>> Start DATA SHOWN

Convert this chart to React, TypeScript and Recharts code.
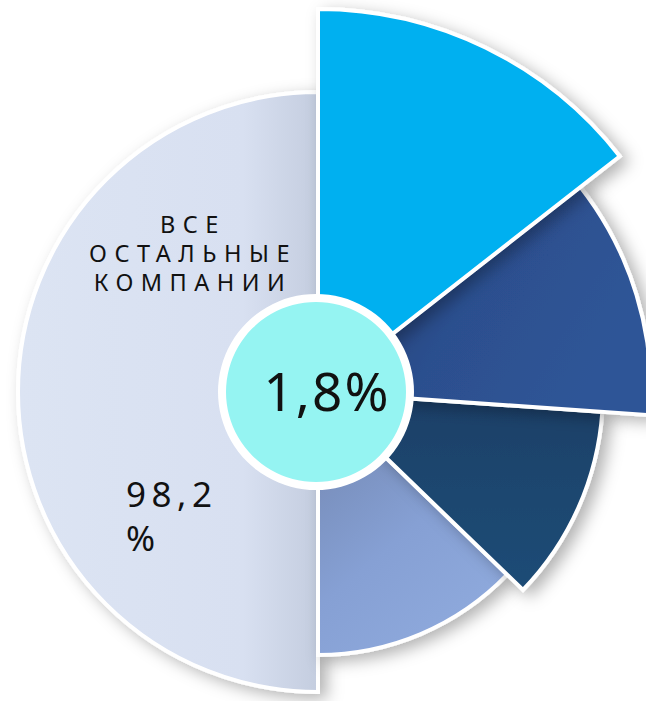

>> End DATA SHOWN
>> Start DATA SHOWN

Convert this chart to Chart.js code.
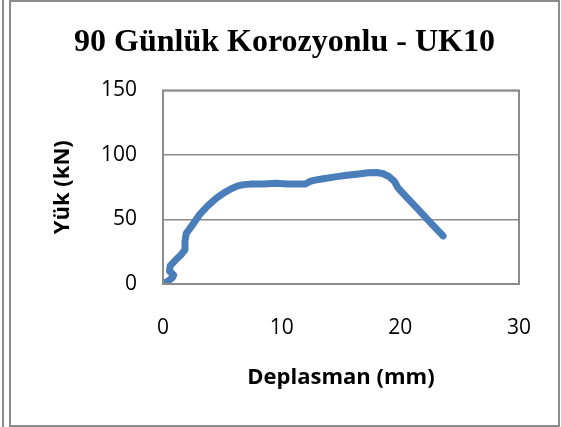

>> End DATA SHOWN
>> Start DATA SHOWN

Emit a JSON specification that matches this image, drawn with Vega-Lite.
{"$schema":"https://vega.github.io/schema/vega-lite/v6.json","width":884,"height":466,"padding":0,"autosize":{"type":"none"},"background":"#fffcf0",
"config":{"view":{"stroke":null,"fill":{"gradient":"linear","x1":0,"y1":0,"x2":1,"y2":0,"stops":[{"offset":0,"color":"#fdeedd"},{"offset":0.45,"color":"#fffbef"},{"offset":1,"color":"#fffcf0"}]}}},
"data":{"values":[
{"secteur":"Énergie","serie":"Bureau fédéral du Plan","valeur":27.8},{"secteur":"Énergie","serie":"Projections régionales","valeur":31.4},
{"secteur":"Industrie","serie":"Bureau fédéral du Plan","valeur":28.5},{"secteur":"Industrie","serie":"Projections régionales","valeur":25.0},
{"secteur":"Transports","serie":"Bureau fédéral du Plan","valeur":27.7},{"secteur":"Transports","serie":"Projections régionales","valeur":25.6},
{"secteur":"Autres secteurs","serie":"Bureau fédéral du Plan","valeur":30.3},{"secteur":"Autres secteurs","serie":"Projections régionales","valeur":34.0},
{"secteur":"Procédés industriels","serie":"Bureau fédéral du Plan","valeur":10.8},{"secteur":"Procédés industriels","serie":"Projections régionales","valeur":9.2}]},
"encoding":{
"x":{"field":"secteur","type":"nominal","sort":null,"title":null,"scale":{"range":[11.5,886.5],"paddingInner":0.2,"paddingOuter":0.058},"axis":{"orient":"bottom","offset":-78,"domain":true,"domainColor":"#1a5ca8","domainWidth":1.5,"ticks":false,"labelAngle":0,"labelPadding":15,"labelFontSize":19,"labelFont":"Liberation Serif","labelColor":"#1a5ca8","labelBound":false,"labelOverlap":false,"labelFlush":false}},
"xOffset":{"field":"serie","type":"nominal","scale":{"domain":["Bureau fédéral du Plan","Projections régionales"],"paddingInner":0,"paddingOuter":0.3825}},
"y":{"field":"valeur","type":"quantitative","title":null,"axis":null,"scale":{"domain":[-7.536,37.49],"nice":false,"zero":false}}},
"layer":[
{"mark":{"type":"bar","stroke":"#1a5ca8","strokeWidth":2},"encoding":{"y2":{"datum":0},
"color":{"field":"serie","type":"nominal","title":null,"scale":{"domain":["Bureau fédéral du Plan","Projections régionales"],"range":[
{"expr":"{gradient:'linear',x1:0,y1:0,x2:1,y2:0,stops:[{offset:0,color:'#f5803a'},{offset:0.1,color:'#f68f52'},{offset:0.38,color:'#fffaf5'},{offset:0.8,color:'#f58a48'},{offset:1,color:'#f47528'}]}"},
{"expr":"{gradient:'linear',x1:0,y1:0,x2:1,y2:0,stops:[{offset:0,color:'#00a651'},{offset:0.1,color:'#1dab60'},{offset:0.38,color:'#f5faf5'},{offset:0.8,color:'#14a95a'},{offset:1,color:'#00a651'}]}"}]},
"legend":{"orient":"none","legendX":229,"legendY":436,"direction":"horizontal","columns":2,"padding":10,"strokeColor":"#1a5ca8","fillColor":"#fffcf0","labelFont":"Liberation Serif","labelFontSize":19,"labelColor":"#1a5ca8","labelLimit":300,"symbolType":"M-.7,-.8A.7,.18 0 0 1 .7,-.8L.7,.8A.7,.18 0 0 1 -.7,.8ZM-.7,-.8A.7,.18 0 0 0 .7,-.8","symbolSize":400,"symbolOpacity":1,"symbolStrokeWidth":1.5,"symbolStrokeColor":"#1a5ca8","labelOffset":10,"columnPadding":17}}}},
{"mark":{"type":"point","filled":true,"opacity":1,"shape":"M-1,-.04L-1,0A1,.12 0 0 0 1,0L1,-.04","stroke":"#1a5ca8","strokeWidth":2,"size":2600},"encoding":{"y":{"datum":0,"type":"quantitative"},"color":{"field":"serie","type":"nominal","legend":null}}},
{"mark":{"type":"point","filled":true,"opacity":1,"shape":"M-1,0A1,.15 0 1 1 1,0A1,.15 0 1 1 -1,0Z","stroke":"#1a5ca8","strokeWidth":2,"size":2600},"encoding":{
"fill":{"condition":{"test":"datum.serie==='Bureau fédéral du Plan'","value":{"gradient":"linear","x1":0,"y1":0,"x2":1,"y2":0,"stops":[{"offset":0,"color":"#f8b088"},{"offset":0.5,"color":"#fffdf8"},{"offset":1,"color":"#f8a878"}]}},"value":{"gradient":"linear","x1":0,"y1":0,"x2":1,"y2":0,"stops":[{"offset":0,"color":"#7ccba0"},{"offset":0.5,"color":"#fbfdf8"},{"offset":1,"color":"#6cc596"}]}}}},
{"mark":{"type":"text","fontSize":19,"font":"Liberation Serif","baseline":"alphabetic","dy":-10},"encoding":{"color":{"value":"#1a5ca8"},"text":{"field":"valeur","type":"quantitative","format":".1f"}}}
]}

>> End DATA SHOWN

● **WORK INSTRUCTIONS**:
Of the lines above, how many hold the string "code"? Answer with only the number.

● **ANSWER TO THE TASK**:
2